Given information ::
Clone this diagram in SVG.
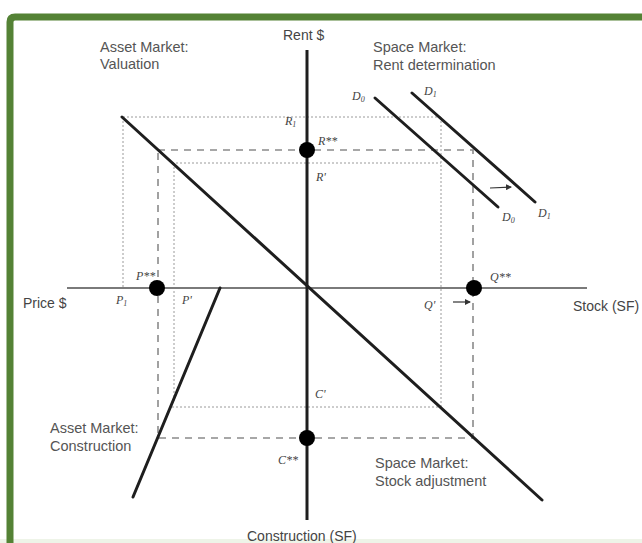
<svg xmlns="http://www.w3.org/2000/svg" width="642" height="543" viewBox="0 0 642 543">
<defs>
<style>
.lbl{font-family:"Liberation Sans",Arial,sans-serif;font-size:14.5px;fill:#555}
.ax{font-family:"Liberation Sans",Arial,sans-serif;font-size:14px;fill:#444}
.m{font-family:"Liberation Serif","Times New Roman",serif;font-style:italic;font-size:12px;fill:#444}
.sub{font-size:8px}
.dot{stroke:#9a9a9a;stroke-width:1;stroke-dasharray:2 2;fill:none}
.dash{stroke:#8a8a8a;stroke-width:1.6;stroke-dasharray:7 6;fill:none}
.curve{stroke:#1e1e1e;stroke-width:3;fill:none;stroke-linecap:round}
.pt{fill:#000}
</style>
<marker id="ah" viewBox="0 0 6 6" refX="5" refY="3" markerWidth="5" markerHeight="5" orient="auto">
<path d="M0,0 L6,3 L0,6 z" fill="#333"/>
</marker>
</defs>
<rect width="642" height="543" fill="#ffffff"/>
<rect x="0" y="539" width="642" height="4" fill="#eef4e8"/>
<path d="M10,543 L10,22 Q10,17 15,17 L642,17" fill="none" stroke="#548235" stroke-width="7"/>

<g id="guides">
<path class="dot" d="M123,117 V288 M123,117 H441 M441,117 V407 M172,163 H441 M174,163 V402 M172,407 H438"/>
<path class="dash" d="M158,150 H473 V438 H158 Z"/>
</g>

<g id="axes">
<line x1="67" y1="288" x2="587" y2="288" stroke="#7a7a7a" stroke-width="2"/>
<line x1="307" y1="50" x2="307" y2="520" stroke="#1e1e1e" stroke-width="3"/>
</g>

<g id="connectors">
<line class="curve" x1="122" y1="117" x2="542" y2="500"/>
<line class="curve" x1="220" y1="288" x2="133" y2="497"/>
<line class="curve" x1="375" y1="98" x2="498" y2="207"/>
<line class="curve" x1="412" y1="93" x2="535" y2="202"/>
<line x1="490" y1="188" x2="511" y2="187" stroke="#333" stroke-width="1.2" marker-end="url(#ah)"/>
<line x1="453" y1="302" x2="470" y2="302" stroke="#333" stroke-width="1.2" marker-end="url(#ah)"/>
</g>

<g id="points">
<circle class="pt" cx="307" cy="150" r="8"/>
<circle class="pt" cx="157" cy="288" r="8"/>
<circle class="pt" cx="474" cy="288" r="8"/>
<circle class="pt" cx="307" cy="438" r="8"/>
</g>

<g id="labels">
<text class="ax" x="283" y="40">Rent $</text>
<text class="ax" x="23" y="308">Price $</text>
<text class="ax" x="573" y="311">Stock (SF)</text>
<text class="ax" x="247" y="541">Construction (SF)</text>
<text class="lbl" x="100" y="52">Asset Market:</text>
<text class="lbl" x="100" y="69">Valuation</text>
<text class="lbl" x="373" y="52">Space Market:</text>
<text class="lbl" x="373" y="70">Rent determination</text>
<text class="lbl" x="50" y="433">Asset Market:</text>
<text class="lbl" x="50" y="451">Construction</text>
<text class="lbl" x="375" y="468">Space Market:</text>
<text class="lbl" x="375" y="486">Stock adjustment</text>
</g>

<g id="math">
<text class="m" x="285" y="125">R<tspan class="sub" dy="2">1</tspan></text>
<text class="m" x="318" y="145">R**</text>
<text class="m" x="316" y="181">R'</text>
<text class="m" x="116" y="304">P<tspan class="sub" dy="2">1</tspan></text>
<text class="m" x="136" y="280">P**</text>
<text class="m" x="182" y="304">P'</text>
<text class="m" x="424" y="309">Q'</text>
<text class="m" x="490" y="281">Q**</text>
<text class="m" x="315" y="398">C'</text>
<text class="m" x="278" y="464">C**</text>
<text class="m" x="352" y="100">D<tspan class="sub" dy="2">0</tspan></text>
<text class="m" x="424" y="95">D<tspan class="sub" dy="2">1</tspan></text>
<text class="m" x="502" y="221">D<tspan class="sub" dy="2">0</tspan></text>
<text class="m" x="538" y="217">D<tspan class="sub" dy="2">1</tspan></text>
</g>
</svg>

Given request ::
Pictures excluded, quote all the data above exactly.

Exercise solution ::
Clone this diagram in SVG.
<svg xmlns="http://www.w3.org/2000/svg" width="642" height="543" viewBox="0 0 642 543">
<defs>
<style>
.lbl{font-family:"Liberation Sans",Arial,sans-serif;font-size:14.5px;fill:#555}
.ax{font-family:"Liberation Sans",Arial,sans-serif;font-size:14px;fill:#444}
.m{font-family:"Liberation Serif","Times New Roman",serif;font-style:italic;font-size:12px;fill:#444}
.sub{font-size:8px}
.dot{stroke:#9a9a9a;stroke-width:1;stroke-dasharray:2 2;fill:none}
.dash{stroke:#8a8a8a;stroke-width:1.6;stroke-dasharray:7 6;fill:none}
.curve{stroke:#1e1e1e;stroke-width:3;fill:none;stroke-linecap:round}
.pt{fill:#000}
</style>
<marker id="ah" viewBox="0 0 6 6" refX="5" refY="3" markerWidth="5" markerHeight="5" orient="auto">
<path d="M0,0 L6,3 L0,6 z" fill="#333"/>
</marker>
</defs>
<rect width="642" height="543" fill="#ffffff"/>
<rect x="0" y="539" width="642" height="4" fill="#eef4e8"/>
<path d="M10,543 L10,22 Q10,17 15,17 L642,17" fill="none" stroke="#548235" stroke-width="7"/>

<g id="guides">
<path class="dot" d="M123,117 V288 M123,117 H441 M441,117 V407 M172,163 H441 M174,163 V402 M172,407 H438"/>
<path class="dash" d="M158,150 H473 V438 H158 Z"/>
</g>

<g id="axes">
<line x1="67" y1="288" x2="587" y2="288" stroke="#7a7a7a" stroke-width="2"/>
<line x1="307" y1="50" x2="307" y2="520" stroke="#1e1e1e" stroke-width="3"/>
</g>

<g id="connectors">
<line class="curve" x1="122" y1="117" x2="542" y2="500"/>
<line class="curve" x1="220" y1="288" x2="133" y2="497"/>
<line class="curve" x1="375" y1="98" x2="498" y2="207"/>
<line class="curve" x1="412" y1="93" x2="535" y2="202"/>
<line x1="490" y1="188" x2="511" y2="187" stroke="#333" stroke-width="1.2" marker-end="url(#ah)"/>
<line x1="453" y1="302" x2="470" y2="302" stroke="#333" stroke-width="1.2" marker-end="url(#ah)"/>
</g>

<g id="points">
<circle class="pt" cx="307" cy="150" r="8"/>
<circle class="pt" cx="157" cy="288" r="8"/>
<circle class="pt" cx="474" cy="288" r="8"/>
<circle class="pt" cx="307" cy="438" r="8"/>
</g>

<g id="labels">
<text class="ax" x="283" y="40">Rent $</text>
<text class="ax" x="23" y="308">Price $</text>
<text class="ax" x="573" y="311">Stock (SF)</text>
<text class="ax" x="247" y="541">Construction (SF)</text>
<text class="lbl" x="100" y="52">Asset Market:</text>
<text class="lbl" x="100" y="69">Valuation</text>
<text class="lbl" x="373" y="52">Space Market:</text>
<text class="lbl" x="373" y="70">Rent determination</text>
<text class="lbl" x="50" y="433">Asset Market:</text>
<text class="lbl" x="50" y="451">Construction</text>
<text class="lbl" x="375" y="468">Space Market:</text>
<text class="lbl" x="375" y="486">Stock adjustment</text>
</g>

<g id="math">
<text class="m" x="285" y="125">R<tspan class="sub" dy="2">1</tspan></text>
<text class="m" x="318" y="145">R**</text>
<text class="m" x="316" y="181">R'</text>
<text class="m" x="116" y="304">P<tspan class="sub" dy="2">1</tspan></text>
<text class="m" x="136" y="280">P**</text>
<text class="m" x="182" y="304">P'</text>
<text class="m" x="424" y="309">Q'</text>
<text class="m" x="490" y="281">Q**</text>
<text class="m" x="315" y="398">C'</text>
<text class="m" x="278" y="464">C**</text>
<text class="m" x="352" y="100">D<tspan class="sub" dy="2">0</tspan></text>
<text class="m" x="424" y="95">D<tspan class="sub" dy="2">1</tspan></text>
<text class="m" x="502" y="221">D<tspan class="sub" dy="2">0</tspan></text>
<text class="m" x="538" y="217">D<tspan class="sub" dy="2">1</tspan></text>
</g>
</svg>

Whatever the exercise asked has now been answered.